Write out exactly the lines of the entries below from the one holding "Output the web" to the one holding "var group_off = (x_scale.bandwidth()", inclusive, and leave out all other lines.

++++ MATERIAL FOR THIS EXERCISE

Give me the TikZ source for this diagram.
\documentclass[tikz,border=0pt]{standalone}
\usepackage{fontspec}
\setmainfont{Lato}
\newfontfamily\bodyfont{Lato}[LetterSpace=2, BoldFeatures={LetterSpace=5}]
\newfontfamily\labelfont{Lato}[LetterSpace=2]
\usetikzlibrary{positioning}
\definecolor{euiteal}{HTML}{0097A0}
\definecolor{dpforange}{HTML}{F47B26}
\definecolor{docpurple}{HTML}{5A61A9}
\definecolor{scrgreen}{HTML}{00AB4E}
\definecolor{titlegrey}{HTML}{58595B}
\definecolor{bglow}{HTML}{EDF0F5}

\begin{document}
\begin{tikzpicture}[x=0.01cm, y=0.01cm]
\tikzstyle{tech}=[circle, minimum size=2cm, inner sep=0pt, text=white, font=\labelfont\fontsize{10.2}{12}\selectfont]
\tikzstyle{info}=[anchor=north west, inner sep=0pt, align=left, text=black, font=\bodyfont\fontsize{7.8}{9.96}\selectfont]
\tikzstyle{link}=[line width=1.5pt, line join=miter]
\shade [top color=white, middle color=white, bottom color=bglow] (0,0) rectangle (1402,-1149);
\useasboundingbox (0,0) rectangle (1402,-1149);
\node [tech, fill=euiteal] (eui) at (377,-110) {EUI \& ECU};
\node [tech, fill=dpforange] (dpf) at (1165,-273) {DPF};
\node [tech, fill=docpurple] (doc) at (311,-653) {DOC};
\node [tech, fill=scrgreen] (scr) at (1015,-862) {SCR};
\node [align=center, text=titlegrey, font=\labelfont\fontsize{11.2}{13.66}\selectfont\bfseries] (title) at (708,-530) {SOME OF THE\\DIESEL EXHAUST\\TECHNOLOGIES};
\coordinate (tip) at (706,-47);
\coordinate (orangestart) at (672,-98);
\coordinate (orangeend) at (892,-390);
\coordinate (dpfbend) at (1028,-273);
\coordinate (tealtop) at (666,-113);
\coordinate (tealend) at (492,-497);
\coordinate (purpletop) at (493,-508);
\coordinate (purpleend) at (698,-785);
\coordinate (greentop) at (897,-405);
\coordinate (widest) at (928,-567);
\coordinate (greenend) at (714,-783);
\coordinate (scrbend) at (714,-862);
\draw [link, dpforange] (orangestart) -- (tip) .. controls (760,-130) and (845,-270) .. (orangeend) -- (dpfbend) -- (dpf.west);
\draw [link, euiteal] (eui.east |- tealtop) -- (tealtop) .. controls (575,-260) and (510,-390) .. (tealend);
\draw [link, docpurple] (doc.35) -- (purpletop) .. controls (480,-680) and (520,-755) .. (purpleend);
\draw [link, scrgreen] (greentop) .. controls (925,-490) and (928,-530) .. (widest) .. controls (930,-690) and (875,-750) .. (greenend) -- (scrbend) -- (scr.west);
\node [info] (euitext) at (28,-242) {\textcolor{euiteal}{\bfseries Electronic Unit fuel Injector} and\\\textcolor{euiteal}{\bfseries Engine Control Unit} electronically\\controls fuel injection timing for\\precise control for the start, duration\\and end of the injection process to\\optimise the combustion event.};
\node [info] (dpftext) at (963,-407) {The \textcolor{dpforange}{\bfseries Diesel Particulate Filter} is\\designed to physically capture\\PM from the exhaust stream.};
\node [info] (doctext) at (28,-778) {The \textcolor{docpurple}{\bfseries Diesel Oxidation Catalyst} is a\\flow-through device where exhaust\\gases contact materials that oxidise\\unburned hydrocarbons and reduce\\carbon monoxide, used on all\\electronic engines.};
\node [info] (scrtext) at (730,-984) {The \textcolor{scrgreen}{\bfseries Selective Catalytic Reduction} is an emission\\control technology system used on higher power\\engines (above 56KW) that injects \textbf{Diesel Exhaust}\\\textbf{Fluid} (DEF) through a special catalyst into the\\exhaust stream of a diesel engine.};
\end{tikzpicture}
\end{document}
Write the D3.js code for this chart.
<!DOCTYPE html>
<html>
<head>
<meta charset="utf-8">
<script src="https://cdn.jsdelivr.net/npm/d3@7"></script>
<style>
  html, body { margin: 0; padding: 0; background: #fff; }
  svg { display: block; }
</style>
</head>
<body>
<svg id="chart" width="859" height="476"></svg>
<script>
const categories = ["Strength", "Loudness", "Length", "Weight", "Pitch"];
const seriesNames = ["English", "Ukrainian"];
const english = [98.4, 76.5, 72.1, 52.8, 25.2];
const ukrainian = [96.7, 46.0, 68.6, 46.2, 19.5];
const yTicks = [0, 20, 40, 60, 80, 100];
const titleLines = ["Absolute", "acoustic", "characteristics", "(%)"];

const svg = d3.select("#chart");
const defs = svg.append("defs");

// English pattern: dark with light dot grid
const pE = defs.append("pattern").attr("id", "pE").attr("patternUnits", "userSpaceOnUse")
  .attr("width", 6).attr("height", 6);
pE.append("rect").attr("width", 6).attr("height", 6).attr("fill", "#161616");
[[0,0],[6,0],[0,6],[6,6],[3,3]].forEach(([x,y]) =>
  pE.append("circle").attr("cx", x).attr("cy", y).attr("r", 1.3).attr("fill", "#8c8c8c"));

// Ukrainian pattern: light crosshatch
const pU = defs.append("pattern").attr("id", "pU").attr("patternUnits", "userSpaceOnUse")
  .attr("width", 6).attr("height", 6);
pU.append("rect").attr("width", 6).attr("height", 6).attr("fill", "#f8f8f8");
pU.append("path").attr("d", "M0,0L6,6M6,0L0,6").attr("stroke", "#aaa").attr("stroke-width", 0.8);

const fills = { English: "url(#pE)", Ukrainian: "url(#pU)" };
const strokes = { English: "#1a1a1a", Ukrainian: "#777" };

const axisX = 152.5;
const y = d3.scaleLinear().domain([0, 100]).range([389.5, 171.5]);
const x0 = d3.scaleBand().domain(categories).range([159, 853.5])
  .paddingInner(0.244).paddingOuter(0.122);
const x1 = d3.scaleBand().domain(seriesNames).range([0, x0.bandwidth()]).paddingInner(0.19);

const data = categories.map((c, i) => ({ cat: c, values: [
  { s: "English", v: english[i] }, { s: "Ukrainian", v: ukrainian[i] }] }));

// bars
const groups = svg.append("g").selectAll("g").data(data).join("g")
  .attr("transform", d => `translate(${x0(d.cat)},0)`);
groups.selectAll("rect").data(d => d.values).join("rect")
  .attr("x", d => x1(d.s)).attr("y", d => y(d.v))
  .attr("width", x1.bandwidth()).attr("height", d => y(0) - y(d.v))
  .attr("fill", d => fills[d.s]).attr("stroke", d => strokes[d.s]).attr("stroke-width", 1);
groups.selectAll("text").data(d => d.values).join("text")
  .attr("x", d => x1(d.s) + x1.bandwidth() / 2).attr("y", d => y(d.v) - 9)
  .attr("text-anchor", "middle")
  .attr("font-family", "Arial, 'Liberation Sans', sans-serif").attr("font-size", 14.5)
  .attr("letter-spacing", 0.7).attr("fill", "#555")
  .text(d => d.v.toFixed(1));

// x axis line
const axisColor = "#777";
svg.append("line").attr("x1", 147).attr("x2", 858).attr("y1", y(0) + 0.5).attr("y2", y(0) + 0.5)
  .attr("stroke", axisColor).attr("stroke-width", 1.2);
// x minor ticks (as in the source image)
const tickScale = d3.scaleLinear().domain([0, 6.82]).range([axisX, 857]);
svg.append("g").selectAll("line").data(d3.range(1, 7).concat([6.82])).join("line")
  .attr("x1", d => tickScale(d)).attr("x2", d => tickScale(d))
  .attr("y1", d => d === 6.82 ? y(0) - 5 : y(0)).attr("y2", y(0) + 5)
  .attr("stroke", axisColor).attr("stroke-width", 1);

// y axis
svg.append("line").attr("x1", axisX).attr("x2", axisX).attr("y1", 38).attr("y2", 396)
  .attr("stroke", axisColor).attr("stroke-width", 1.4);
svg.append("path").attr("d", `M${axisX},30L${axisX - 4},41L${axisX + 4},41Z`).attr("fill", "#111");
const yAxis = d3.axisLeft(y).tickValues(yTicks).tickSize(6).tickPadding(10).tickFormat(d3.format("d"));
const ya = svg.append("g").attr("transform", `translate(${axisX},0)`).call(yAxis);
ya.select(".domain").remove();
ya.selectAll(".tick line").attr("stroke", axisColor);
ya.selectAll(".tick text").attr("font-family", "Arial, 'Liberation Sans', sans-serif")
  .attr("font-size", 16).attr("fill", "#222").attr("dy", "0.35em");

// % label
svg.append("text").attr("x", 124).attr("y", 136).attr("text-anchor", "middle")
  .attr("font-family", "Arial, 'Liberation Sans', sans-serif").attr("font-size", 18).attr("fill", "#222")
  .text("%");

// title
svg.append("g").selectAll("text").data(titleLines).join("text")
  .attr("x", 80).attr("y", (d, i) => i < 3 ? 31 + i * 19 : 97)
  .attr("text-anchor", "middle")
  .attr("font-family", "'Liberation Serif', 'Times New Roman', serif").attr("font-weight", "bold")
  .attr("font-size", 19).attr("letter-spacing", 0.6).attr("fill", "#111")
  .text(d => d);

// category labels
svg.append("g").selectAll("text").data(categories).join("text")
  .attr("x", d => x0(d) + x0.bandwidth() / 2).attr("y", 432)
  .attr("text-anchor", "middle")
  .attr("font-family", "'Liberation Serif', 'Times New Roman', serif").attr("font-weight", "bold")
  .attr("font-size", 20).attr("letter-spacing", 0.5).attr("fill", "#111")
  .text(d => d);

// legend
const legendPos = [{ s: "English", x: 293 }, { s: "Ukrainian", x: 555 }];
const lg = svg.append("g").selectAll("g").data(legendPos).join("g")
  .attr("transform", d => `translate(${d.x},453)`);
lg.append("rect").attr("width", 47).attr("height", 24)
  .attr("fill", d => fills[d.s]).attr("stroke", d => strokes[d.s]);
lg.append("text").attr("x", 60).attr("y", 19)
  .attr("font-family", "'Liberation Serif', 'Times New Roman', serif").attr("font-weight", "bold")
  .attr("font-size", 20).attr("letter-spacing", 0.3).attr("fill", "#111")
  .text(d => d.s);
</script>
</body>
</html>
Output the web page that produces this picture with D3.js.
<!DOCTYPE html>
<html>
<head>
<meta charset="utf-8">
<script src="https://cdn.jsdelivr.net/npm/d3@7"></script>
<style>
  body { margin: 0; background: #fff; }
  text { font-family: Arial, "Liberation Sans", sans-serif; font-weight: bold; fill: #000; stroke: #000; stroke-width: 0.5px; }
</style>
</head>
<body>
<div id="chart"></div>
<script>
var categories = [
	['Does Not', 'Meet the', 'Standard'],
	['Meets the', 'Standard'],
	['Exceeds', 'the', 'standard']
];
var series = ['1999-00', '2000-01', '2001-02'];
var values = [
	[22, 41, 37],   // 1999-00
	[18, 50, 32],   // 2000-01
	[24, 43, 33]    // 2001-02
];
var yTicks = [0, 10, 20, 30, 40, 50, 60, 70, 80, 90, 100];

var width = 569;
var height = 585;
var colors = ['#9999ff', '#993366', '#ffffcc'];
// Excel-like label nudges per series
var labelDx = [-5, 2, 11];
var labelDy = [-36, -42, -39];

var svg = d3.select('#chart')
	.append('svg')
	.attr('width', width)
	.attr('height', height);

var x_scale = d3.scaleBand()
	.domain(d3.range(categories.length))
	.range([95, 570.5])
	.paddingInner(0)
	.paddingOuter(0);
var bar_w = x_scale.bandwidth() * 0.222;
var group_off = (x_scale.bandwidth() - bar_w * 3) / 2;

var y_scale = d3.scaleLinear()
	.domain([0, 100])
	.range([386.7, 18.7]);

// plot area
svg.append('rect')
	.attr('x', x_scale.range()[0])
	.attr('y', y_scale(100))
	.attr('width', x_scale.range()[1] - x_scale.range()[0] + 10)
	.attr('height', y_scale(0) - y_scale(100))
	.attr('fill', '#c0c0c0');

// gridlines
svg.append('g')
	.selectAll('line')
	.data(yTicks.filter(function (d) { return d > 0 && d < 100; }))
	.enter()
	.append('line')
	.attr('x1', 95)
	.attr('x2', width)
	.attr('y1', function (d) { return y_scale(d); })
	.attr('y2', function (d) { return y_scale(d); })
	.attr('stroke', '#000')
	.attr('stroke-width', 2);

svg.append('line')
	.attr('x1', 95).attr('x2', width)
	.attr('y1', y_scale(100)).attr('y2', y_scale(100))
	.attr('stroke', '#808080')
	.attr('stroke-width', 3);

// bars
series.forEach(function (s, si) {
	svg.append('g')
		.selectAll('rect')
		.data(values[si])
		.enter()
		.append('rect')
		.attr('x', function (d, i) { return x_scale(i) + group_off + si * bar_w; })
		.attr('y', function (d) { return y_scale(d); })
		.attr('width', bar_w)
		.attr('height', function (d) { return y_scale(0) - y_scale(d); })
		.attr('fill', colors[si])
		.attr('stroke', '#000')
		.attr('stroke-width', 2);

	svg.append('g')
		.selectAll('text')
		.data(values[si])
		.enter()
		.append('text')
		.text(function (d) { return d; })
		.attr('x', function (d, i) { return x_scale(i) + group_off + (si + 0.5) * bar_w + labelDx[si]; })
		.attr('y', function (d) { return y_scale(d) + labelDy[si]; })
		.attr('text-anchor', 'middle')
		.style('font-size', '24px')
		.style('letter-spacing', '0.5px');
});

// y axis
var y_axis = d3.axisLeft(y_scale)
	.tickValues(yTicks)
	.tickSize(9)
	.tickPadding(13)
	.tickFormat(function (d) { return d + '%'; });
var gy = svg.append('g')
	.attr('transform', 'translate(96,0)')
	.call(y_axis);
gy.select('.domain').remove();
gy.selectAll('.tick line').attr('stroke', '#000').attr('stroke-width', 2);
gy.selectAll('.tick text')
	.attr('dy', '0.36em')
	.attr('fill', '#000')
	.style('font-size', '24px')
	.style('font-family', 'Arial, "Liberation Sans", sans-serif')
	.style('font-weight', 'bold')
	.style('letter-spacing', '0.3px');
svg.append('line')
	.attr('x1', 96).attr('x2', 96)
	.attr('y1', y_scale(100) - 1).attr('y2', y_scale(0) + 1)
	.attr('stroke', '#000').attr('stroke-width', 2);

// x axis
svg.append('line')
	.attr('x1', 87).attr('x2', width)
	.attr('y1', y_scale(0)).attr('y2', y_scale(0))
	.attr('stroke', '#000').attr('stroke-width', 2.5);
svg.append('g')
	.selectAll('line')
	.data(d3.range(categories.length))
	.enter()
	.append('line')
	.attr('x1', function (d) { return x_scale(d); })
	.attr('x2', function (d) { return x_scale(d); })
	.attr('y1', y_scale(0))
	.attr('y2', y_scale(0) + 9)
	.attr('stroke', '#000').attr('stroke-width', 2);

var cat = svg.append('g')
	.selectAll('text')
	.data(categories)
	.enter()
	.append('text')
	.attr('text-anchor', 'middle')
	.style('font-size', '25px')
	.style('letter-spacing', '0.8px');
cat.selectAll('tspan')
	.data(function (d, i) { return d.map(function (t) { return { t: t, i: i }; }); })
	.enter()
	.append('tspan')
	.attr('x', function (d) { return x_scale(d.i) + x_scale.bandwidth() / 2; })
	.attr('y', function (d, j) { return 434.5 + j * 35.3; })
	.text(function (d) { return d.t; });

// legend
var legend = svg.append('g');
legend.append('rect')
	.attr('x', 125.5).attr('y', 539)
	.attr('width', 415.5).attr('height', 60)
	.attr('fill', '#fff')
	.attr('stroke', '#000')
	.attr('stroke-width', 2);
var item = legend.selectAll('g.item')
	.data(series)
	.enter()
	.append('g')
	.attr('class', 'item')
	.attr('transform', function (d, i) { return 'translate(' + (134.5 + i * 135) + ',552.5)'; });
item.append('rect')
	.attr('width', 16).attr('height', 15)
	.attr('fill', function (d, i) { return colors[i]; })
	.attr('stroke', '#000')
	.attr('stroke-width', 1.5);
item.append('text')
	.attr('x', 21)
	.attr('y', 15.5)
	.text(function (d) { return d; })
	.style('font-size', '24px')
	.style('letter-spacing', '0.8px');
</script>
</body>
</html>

++++++++

• **RESULT OF THE TASK**
Output the web page that produces this picture with D3.js.
<!DOCTYPE html>
<html>
<head>
<meta charset="utf-8">
<script src="https://cdn.jsdelivr.net/npm/d3@7"></script>
<style>
  body { margin: 0; background: #fff; }
  text { font-family: Arial, "Liberation Sans", sans-serif; font-weight: bold; fill: #000; stroke: #000; stroke-width: 0.5px; }
</style>
</head>
<body>
<div id="chart"></div>
<script>
var categories = [
	['Does Not', 'Meet the', 'Standard'],
	['Meets the', 'Standard'],
	['Exceeds', 'the', 'standard']
];
var series = ['1999-00', '2000-01', '2001-02'];
var values = [
	[22, 41, 37],   // 1999-00
	[18, 50, 32],   // 2000-01
	[24, 43, 33]    // 2001-02
];
var yTicks = [0, 10, 20, 30, 40, 50, 60, 70, 80, 90, 100];

var width = 569;
var height = 585;
var colors = ['#9999ff', '#993366', '#ffffcc'];
// Excel-like label nudges per series
var labelDx = [-5, 2, 11];
var labelDy = [-36, -42, -39];

var svg = d3.select('#chart')
	.append('svg')
	.attr('width', width)
	.attr('height', height);

var x_scale = d3.scaleBand()
	.domain(d3.range(categories.length))
	.range([95, 570.5])
	.paddingInner(0)
	.paddingOuter(0);
var bar_w = x_scale.bandwidth() * 0.222;
var group_off = (x_scale.bandwidth() - bar_w * 3) / 2;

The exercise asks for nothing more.